Finding workarounds and creative ways to implement them isn’t always an easy ask, but following through with the help of an expert guide could earn your company a significant amount of runway as it plans where to go next. Likewise, weighing potential in-software fixes against your list of needs can save a lot of trouble and money going into a migration your company might not really need yet. Finally, adapting the software to your use case can allow you to keep using it in tandem with other business software that has more urgent update needs. In other words, it doesn’t need to be a roadblock to modernization.
Several on-premises versions of Cognos are either past or rapidly approaching their end of service (EOS) dates with IBM, with programs like Cognos Analytics Continuing Support ending on April 30, 2024. Some companies with a high degree of confidence in their ability to leverage Cognos might continue to use products that have moved to EOS status but worry about what happens when an unknown issue arises and there’s no external team to raise a ticket with. Others might think that moving to a supported product version is the only way to ensure the ongoing level of support.
These two situations are far from the only ones in which Cognos support issues arise.
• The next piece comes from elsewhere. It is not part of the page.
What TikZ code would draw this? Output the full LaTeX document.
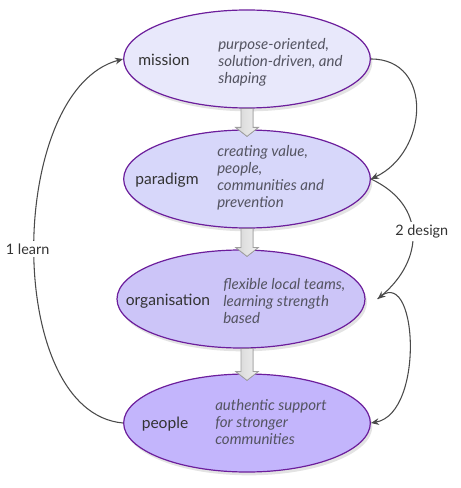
\documentclass[tikz,border=0pt]{standalone}
\usepackage{fontspec}
\setmainfont{Lato}
\usetikzlibrary{shapes.geometric,arrows.meta,shadows,calc}

\definecolor{rim}{HTML}{6C1E9C}
\definecolor{missionfill}{HTML}{E8E8FB}
\definecolor{paradigmfill}{HTML}{D7D7FA}
\definecolor{orgfill}{HTML}{CCC5F8}
\definecolor{peoplefill}{HTML}{C3B5FC}
\definecolor{lbltext}{HTML}{333333}
\definecolor{desctext}{HTML}{545461}
\definecolor{loopline}{HTML}{4A4A4A}

\begin{document}
\begin{tikzpicture}[x=0.75pt, y=-0.75pt,
    ell/.style={ellipse, draw=rim, line width=0.9pt, minimum width=185pt, minimum height=73.5pt, inner sep=0pt,
      drop shadow={opacity=0.22, shadow xshift=1.5pt, shadow yshift=-2.5pt}},
    lbl/.style={font=\fontsize{11.7}{13}\selectfont, text=lbltext, inner sep=0pt},
    desc/.style={anchor=west, align=left, font=\fontsize{11.3}{12.8}\selectfont\itshape, text=desctext, inner sep=0pt},
    loop/.style={draw=loopline, line width=0.8pt, -{Stealth[length=6pt,width=5pt]}},
    looplbl/.style={fill=white, font=\fontsize{10.8}{12}\selectfont, text=lbltext, inner sep=2pt},
    blockarrow/.style={left color=gray!32, right color=gray!12, draw=gray!75, line width=0.6pt}]

  \useasboundingbox (0,0) rectangle (460,488);

  % the four levels
  \node[ell, fill=missionfill] (mission) at (247,59) {};
  \node[ell, fill=paradigmfill] (paradigm) at (247,179) {};
  \node[ell, fill=orgfill, minimum width=186pt] (organisation) at (241,299) {};
  \node[ell, fill=peoplefill] (people) at (247,423) {};

  \node[lbl] (missionlbl) at (164,60) {mission};
  \node[desc] (missiondesc) at (218,62) {purpose-oriented,\\solution-driven, and\\shaping};

  \node[lbl] (paradigmlbl) at (167,180) {paradigm};
  \node[desc] (paradigmdesc) at (217,178) {creating value,\\people,\\communities and\\prevention};

  \node[lbl] (organisationlbl) at (168,301) {organisation};
  \node[desc] (organisationdesc) at (223,301) {flexible local teams,\\learning strength\\based};

  \node[lbl] (peoplelbl) at (165,424) {people};
  \node[desc] (peopledesc) at (215,422) {authentic support\\for stronger\\communities};

  % block arrows down the middle
  \foreach \a/\b in {mission/paradigm, paradigm/organisation, organisation/people}
    \filldraw[blockarrow] let \p1=(\a.south -| mission.south), \p2=(\b.north -| mission.south) in
      (\x1-4.5pt,\y1) -- (\x1-4.5pt,\y2+1.5pt) -- (\x1-8.6pt,\y2+1.5pt) -- (\x1,\y2-5.25pt)
      -- (\x1+8.6pt,\y2+1.5pt) -- (\x1+4.5pt,\y2+1.5pt) -- (\x1+4.5pt,\y1);

  % loops
  \coordinate (orgdock) at ([xshift=9pt]organisation.east);

  \draw[loop] (people.west) to[out=175, in=195, looseness=0.85]
    node[looplbl, xshift=-5pt] (learn) {1 learn} (mission.west);

  \draw[loop] (mission.east) to[out=0, in=25, looseness=1.35] (paradigm.east);
  \draw[loop] (paradigm.east) to[out=-25, in=40, looseness=1.3]
    node[looplbl, xshift=7pt, pos=0.48] (design) {2 design} (orgdock);
  \draw[loop] (orgdock) to[out=45, in=10, looseness=1.15] (people.east);
\end{tikzpicture}
\end{document}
Another example is migrating IBM customers who need active support to meet regulatory requirements but don’t wish to lock into multiyear service upgrade for twelve months or less of service.
In situations like these, you might think updating the version and locking into a new service contract is the only way to achieve Cognos support. But other options are available.
Because so many Cognos versions are running concurrently on the market, an independent third-party software maintenance (TPSM) provider might be the fastest way to achieve your desired objectives without expanded OEM service contracts, cloud migrations, and other potential headaches that come along with updating or upgrading.
A sudden Cognos issue your company isn’t sure how to solve doesn’t need to be a showstopper, and a pending loss of support doesn’t mean there are no viable support choices for your Cognos implementation.
Keeping that in mind, is a move to a Cognos alternative the best idea for your current context?
The answer will vary from team to team, but many companies would be happy to keep using what they have if that option was available, whether the plan is to keep the software for a set period or to build out a bit more runway to see what comes next.
Because they help with migration planning, execution, and long-term management of software OEMs consider legacy, TPSM providers can provide a quick path to your desired outcomes without trappings like incongruent support terms keeping you locked into software you don’t wish to keep. Companies with a clear need to move away from Cognos can keep the software exactly as long as they need it, fully supported, even if the OEM won’t touch it without a new service contract or version number.
Cognos migrations can take years and require detailed input and planning from multiple internal and external teams, typically at a substantial cost. That could be the right next move for your business, or it could be that a few relatively minor changes administered by an expert can keep your current implementation secure and supported.